Concise” is of course a relative term. The ancestry of the redoubtable family of Times atlases goes back to 1895; the first concise edition appeared in 1972. This seventh edition is considerably more substantial than its contemporary rivals, being “concise” only in relation to the monumental comprehensive edition.

Both come slip-cased in splendour, but this book has normal atlas-sized pages and can be lifted with one hand. It actually has more pages of maps, though the page-size difference permits some larger scales in the comprehensive atlas which has about twice as many place-names. The 46 city plans are here grouped together, rather than dispersed through the atlas as in the senior edition.
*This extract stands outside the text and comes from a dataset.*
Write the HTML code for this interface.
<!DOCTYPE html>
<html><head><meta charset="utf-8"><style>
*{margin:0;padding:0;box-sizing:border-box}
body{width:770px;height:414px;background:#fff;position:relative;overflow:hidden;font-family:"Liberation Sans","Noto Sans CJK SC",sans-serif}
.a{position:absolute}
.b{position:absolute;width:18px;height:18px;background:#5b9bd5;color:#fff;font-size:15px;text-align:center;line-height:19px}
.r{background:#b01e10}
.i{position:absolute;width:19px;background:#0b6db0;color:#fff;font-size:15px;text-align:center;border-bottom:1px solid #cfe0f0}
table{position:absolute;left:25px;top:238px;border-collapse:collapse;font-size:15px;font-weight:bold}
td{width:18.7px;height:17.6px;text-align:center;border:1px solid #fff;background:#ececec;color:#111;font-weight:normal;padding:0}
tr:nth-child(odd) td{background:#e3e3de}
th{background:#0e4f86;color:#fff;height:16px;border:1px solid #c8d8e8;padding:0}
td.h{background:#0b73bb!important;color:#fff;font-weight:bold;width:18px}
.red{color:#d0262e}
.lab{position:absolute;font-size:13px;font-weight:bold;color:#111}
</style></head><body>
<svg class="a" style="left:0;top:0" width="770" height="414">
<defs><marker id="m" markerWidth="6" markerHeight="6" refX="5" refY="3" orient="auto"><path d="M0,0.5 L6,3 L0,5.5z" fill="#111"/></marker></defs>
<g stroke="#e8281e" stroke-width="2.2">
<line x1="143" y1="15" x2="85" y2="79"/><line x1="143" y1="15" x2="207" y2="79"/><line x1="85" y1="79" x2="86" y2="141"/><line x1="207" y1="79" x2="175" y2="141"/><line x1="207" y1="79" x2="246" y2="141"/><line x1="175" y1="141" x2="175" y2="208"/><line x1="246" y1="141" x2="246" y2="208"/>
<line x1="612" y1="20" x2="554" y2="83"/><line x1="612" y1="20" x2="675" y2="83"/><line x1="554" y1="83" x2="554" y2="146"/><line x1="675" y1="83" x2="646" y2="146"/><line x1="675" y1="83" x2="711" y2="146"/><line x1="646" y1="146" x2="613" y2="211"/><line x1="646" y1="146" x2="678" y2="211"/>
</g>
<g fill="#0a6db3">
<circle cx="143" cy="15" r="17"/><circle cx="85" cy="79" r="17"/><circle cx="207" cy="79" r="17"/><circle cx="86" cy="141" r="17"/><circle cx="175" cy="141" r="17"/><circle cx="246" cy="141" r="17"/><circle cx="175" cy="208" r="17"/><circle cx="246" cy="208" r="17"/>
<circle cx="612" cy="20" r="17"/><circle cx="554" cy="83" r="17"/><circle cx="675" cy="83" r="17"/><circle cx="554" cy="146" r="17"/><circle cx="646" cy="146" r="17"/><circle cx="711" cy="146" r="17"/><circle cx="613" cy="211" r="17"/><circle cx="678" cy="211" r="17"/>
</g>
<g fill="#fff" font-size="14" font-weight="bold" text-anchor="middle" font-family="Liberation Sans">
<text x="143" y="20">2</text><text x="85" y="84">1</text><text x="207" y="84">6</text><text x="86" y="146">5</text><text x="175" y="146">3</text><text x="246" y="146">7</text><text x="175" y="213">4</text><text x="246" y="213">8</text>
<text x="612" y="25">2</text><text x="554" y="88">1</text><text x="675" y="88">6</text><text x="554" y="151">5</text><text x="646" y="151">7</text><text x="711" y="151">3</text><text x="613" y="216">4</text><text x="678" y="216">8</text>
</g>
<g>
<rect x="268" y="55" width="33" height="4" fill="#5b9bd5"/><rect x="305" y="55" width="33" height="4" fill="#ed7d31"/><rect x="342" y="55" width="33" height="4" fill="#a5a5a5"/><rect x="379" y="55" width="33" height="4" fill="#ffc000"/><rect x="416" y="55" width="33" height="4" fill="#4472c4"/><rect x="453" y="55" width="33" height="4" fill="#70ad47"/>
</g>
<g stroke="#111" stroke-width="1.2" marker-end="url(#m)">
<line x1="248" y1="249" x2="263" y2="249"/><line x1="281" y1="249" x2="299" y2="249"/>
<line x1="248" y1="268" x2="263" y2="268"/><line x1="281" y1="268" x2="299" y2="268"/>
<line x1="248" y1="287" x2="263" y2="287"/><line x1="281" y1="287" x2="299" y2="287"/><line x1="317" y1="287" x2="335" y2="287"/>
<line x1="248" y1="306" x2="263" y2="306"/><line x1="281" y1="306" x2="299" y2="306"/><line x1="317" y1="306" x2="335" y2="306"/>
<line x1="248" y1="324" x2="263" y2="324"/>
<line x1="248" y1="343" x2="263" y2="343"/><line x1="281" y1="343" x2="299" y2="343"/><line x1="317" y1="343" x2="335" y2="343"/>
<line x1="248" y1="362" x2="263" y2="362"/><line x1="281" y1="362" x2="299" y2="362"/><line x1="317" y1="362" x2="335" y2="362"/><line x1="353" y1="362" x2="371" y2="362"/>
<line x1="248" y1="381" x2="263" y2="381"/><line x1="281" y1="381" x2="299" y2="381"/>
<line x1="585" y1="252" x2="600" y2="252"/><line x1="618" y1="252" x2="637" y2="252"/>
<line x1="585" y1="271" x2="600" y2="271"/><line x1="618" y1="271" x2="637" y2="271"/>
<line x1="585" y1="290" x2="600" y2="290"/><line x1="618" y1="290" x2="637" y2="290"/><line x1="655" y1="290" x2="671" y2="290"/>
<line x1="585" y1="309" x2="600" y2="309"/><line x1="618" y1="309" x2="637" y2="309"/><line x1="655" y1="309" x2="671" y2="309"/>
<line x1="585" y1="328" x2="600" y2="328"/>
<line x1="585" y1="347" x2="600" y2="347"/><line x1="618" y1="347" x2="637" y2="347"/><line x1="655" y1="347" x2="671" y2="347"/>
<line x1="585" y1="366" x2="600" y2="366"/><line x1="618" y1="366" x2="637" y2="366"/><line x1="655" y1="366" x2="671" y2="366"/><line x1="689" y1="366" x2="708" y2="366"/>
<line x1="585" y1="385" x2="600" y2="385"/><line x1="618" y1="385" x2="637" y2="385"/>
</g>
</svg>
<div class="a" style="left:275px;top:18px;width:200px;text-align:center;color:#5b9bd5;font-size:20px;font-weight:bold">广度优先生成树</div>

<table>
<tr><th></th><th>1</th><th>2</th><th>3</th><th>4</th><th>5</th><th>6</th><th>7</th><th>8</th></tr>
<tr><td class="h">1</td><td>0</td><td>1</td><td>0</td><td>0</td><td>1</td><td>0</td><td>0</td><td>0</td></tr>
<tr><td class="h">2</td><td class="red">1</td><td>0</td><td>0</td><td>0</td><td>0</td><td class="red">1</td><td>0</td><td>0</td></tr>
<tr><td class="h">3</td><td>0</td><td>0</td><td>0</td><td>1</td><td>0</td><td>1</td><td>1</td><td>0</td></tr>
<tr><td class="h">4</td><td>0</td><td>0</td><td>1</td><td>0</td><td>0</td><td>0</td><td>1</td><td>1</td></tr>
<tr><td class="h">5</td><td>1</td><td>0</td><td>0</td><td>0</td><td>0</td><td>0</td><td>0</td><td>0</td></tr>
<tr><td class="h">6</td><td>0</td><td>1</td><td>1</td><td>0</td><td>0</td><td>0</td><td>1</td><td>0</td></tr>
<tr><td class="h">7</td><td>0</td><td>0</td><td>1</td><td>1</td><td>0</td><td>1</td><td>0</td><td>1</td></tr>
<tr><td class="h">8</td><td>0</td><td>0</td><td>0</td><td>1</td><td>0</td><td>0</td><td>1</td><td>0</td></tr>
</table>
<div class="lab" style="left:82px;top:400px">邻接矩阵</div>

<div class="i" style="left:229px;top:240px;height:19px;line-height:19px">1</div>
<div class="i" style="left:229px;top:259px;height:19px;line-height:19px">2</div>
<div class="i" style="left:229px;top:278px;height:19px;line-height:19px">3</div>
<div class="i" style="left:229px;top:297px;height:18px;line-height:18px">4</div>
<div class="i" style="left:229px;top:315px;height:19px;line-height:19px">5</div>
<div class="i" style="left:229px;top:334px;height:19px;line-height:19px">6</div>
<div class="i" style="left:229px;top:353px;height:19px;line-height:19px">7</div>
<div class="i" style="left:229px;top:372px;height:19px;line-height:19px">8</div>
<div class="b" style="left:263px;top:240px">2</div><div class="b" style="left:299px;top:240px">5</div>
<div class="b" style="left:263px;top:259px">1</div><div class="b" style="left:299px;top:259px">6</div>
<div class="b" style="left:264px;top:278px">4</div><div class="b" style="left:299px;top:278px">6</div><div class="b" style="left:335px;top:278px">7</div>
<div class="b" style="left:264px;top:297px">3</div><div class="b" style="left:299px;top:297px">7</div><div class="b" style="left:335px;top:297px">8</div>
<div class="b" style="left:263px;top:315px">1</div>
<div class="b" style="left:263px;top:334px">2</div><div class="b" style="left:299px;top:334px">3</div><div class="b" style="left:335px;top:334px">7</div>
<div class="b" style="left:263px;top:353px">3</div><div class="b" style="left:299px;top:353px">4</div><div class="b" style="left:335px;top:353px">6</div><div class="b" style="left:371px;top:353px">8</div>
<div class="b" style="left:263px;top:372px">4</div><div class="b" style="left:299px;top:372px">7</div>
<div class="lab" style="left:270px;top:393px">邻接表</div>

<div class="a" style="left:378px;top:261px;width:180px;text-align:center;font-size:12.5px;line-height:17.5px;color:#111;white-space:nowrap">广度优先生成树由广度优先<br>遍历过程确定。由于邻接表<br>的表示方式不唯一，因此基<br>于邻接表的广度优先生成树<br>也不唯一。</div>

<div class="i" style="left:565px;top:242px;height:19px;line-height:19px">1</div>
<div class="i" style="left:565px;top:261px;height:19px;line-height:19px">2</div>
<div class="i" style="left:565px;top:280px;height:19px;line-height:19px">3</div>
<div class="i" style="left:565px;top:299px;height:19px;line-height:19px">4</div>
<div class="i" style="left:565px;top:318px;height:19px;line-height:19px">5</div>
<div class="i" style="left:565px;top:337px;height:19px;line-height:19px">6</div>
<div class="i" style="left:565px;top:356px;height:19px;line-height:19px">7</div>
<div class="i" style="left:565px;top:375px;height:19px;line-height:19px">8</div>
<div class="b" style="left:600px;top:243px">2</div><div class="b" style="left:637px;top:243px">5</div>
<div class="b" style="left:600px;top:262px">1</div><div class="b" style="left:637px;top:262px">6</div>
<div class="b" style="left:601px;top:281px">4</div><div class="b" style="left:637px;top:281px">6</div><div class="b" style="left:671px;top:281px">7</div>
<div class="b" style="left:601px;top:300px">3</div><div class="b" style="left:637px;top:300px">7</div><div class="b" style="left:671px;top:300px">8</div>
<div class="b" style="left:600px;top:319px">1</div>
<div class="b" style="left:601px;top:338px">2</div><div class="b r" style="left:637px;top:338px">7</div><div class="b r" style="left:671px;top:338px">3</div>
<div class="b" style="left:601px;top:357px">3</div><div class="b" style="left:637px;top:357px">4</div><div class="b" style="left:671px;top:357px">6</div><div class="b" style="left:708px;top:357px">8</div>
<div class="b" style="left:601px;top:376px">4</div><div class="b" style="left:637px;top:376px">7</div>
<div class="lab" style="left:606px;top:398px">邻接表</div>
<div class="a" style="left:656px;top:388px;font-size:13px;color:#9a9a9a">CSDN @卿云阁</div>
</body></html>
The 17 pages on the planetary system, earth structure, map projections, are here reduced to five, but the austere listing of national data (with provincial figures for the larger states) is considerably expanded, including flags, currencies and brief descriptions. I hope that this does not signal the prospect of further encyclopedic adulterations of the classical atlas format associated with the Times volumes.

Atlas designers are beset by dilemmas. If city plans are to be included, as here, which cities? Why is Calcutta the only ten million-plus city to be omitted? Why Caracas but not Lagos, Auckland but not Khartoum, Singapore but not Dhaka? Further difficult and sensitive decisions relate to nomenclature. The editors claim that “a local name form map is more internally consistent than a partly anglicised one” - so your holiday destination may be Eivissa or Lefkosia (cross-referenced to Ibiza and Nicosia but considerably extending the place-name index).

Perhaps the most radical shift is in map-allocation. No less than 68 of the 179 map pages are devoted to Europe, compared with 35 of 123 in the comprehensive edition. This facilitates some remarkably large scales. Poland, for example, is mapped at 1:1.8m, compared with 1;2.5m, the best available scale in the more massive atlas. In contrast, the Africa pages reduce from 24 to 16; food for thought here.

The Oxford Hammond Concise Atlas is a straightforwardly slimmed-down version of its 1993 parent. Sensibly, extraneous material has been cut, not the generous stock of maps. The 120 pages of maps have wastefully wide margins, predominantly drab cement- like colouring, and hill-shading which is too similar to the over-emphatic internal boundaries. The maps, though based on radically new technology, are much less attractive and coherent than the Times ones, and this atlas relies for its appeal on its competitive pricing.